What You Need to Know About Redistricting
Most legislators don’t care if the district mapping process is fair as long as the new lines ensure their own re-election.
This unfortunate fact is true even when the process unfairly affects people who look just like them.
Mia McLeod was new to the S.C. House in 2011, when it was time to adjust districts in the wake of the 2010 census.
Like most of us, she had not previously considered how district lines were drawn, but she learned quickly that her district—a “swing” district—would be targeted when it came time to redraw the lines after the 2010 census.
Seasoned colleagues who were not planning to run for re-election quietly advised McLeod to be vigilant as the redistricting process unfolded.
On the surface, “safe” districts might sound like a good idea: pack a district with like- minded people to ensure a candidate’s re-election. But McLeod rightly found the idea offensive: “I can represent people whether they look and think like me or not,” she argued.

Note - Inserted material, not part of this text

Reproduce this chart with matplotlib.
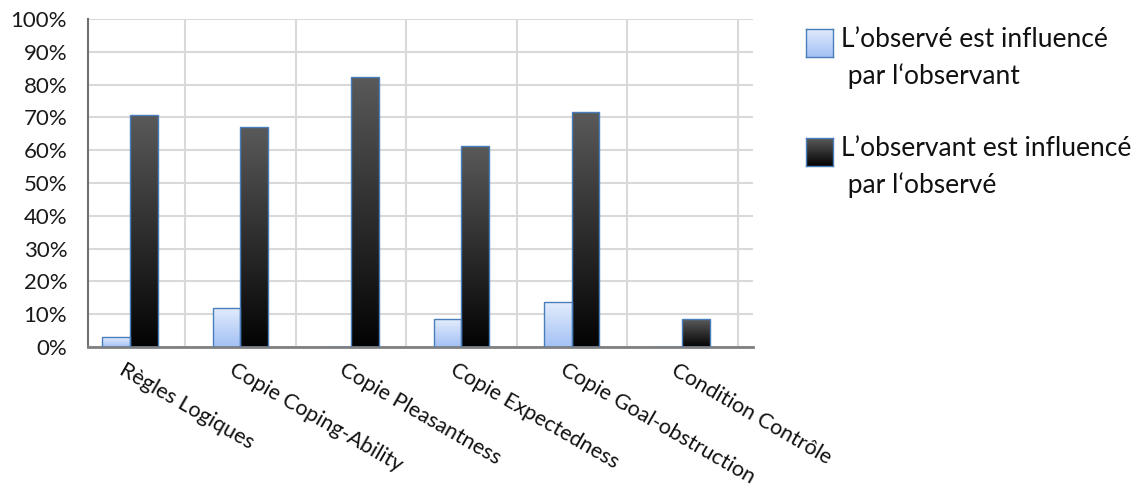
import numpy as np
import matplotlib.pyplot as plt
from matplotlib.colors import LinearSegmentedColormap
from matplotlib.ticker import PercentFormatter

categories = [
    "Règles Logiques",
    "Copie Coping-Ability",
    "Copie Pleasantness",
    "Copie Expectedness",
    "Copie Goal-obstruction",
    "Condition Contrôle",
]
observe_influence = [0.03, 0.119, 0.0, 0.085, 0.137, 0.0]
observant_influence = [0.708, 0.672, 0.824, 0.614, 0.717, 0.085]
series_names = [
    "L\u2019observé est influencé\n par l\u2018observant",
    "L\u2019observant est influencé\n par l\u2018observé",
]

FONT = "Lato"
light_cmap = LinearSegmentedColormap.from_list("light", ["#a3c1f5", "#e3ecfc"])
dark_cmap = LinearSegmentedColormap.from_list("dark", ["#030303", "#5a5a5a"])
EDGE = "#4a7ebb"


def gradient_fill(ax, bars, cmap):
    grad = np.linspace(0, 1, 256).reshape(-1, 1)
    for b in bars:
        h = b.get_height()
        if h <= 0:
            continue
        x0 = b.get_x()
        w = b.get_width()
        im = ax.imshow(grad, cmap=cmap, origin="lower", aspect="auto",
                       extent=[x0, x0 + w, 0, h], zorder=2)
        im.set_clip_path(b)
        b.set_facecolor("none")


fig = plt.figure(figsize=(11.37, 4.90), dpi=100)
ax = fig.add_axes([88 / 1137, 143 / 490, 665 / 1137, 328 / 490])

x = np.arange(len(categories))
width = 0.25
bars1 = ax.bar(x - width / 2, observe_influence, width, edgecolor=EDGE,
               linewidth=1, zorder=3)
bars2 = ax.bar(x + width / 2, observant_influence, width, edgecolor=EDGE,
               linewidth=1, zorder=3)
gradient_fill(ax, bars1, light_cmap)
gradient_fill(ax, bars2, dark_cmap)

ax.set_xlim(-0.38, 5.64)
ax.set_ylim(0, 1)
ax.set_yticks(np.arange(0, 1.01, 0.1))
ax.yaxis.set_major_formatter(PercentFormatter(1.0, decimals=0))
ax.tick_params(axis="y", length=0, pad=15, labelsize=16)
for lbl in ax.get_yticklabels():
    lbl.set_fontfamily(FONT)
    lbl.set_color("#1a1a1a")
ax.grid(axis="y", color="#d9d9d9", linewidth=1.5, zorder=0)
for b in np.arange(0.5, len(categories), 1):
    ax.axvline(b, color="#d9d9d9", linewidth=1.5, zorder=0)

ax.set_xticks([])
for i, cat in enumerate(categories):
    ax.text(i - 0.04, -0.04, cat, transform=ax.get_xaxis_transform(),
            rotation=-30, rotation_mode="anchor", ha="left", va="top",
            fontsize=15.5, family=FONT, color="#111111")

for side in ["top", "right"]:
    ax.spines[side].set_visible(False)
ax.spines["left"].set_color("#707070")
ax.spines["left"].set_linewidth(1.5)
ax.spines["bottom"].set_color("#808080")
ax.spines["bottom"].set_linewidth(2)

# legend drawn by hand so the swatches keep their gradients
legend_y = [43, 152]
for name, cmap, yc in zip(series_names, [light_cmap, dark_cmap], legend_y):
    sw = fig.add_axes([806 / 1137, (490 - yc - 14) / 490, 27 / 1137, 28 / 490])
    sw.imshow(np.linspace(0, 1, 64).reshape(-1, 1), cmap=cmap, origin="lower",
              aspect="auto")
    sw.set_xticks([])
    sw.set_yticks([])
    for s in sw.spines.values():
        s.set_color(EDGE)
        s.set_linewidth(1)
    fig.text(841 / 1137, (490 - yc + 16) / 490, name, ha="left", va="top",
             fontsize=19, family=FONT, color="#111111", linespacing=1.55)

fig.savefig("out.png", dpi=100)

What McLeod learned about the redistricting process shocked and dismayed her: the majority party gets to draw both state legislature and U.S. Congressional maps and does so in a way that ensures not only the preservation of that majority but the erasure of other voices.
In South Carolina, that means diminishing the voices of about forty percent of our citizens by drawing lines that cluster most of them in a small number of districts.
Fair redistricting would use each new census to create districts reflecting the diversity of our state and fostering competitive elections.
Why is that a good idea?
With fair districts, elected representatives would have to listen to their constituents and work on their behalf or risk losing re-election.
Instead, the system we have in South Carolina allows the majority party to create “safe” homogeneous districts where representatives are practically ensured of re-election, even when they rarely (or ever) show up for votes or take time to listen to their constituents.
Such a process undermines the core of our democratic election process by creating an environment that both stifles citizens’ voices and fails to hold elected officials accountable.
Having researched the process, McLeod received permission to share information with her House colleagues, but the materials she had printed to distribute mysteriously disappeared.
Even representatives of majority minority districts—the people who should most appreciate the need for fairer representation—privately asked McLeod to drop the issue of reforming the process out of a self-interested desire to be easily re-elected.
South Carolina needs an independent commission to redraw district lines after the 2020 census—lines that will be in place for the next decade. This is the year that our legislature must pass a bill to ensure a fair process.
Several bills are pending, but unless legislators feel the heat from constituents to pass them, they will die.
Without an independent commission, self-interested legislators will draw new maps quietly and behind closed doors, keeping the process hidden and off the public radar.
Don’t wait until you enter the voting booth one day—as some of McLeod’s own neighbors did—to discover that the person you planned to support is no longer in your district.
Contact your representatives now—and repeatedly—until they pass a bill ensuring a fair and transparent process.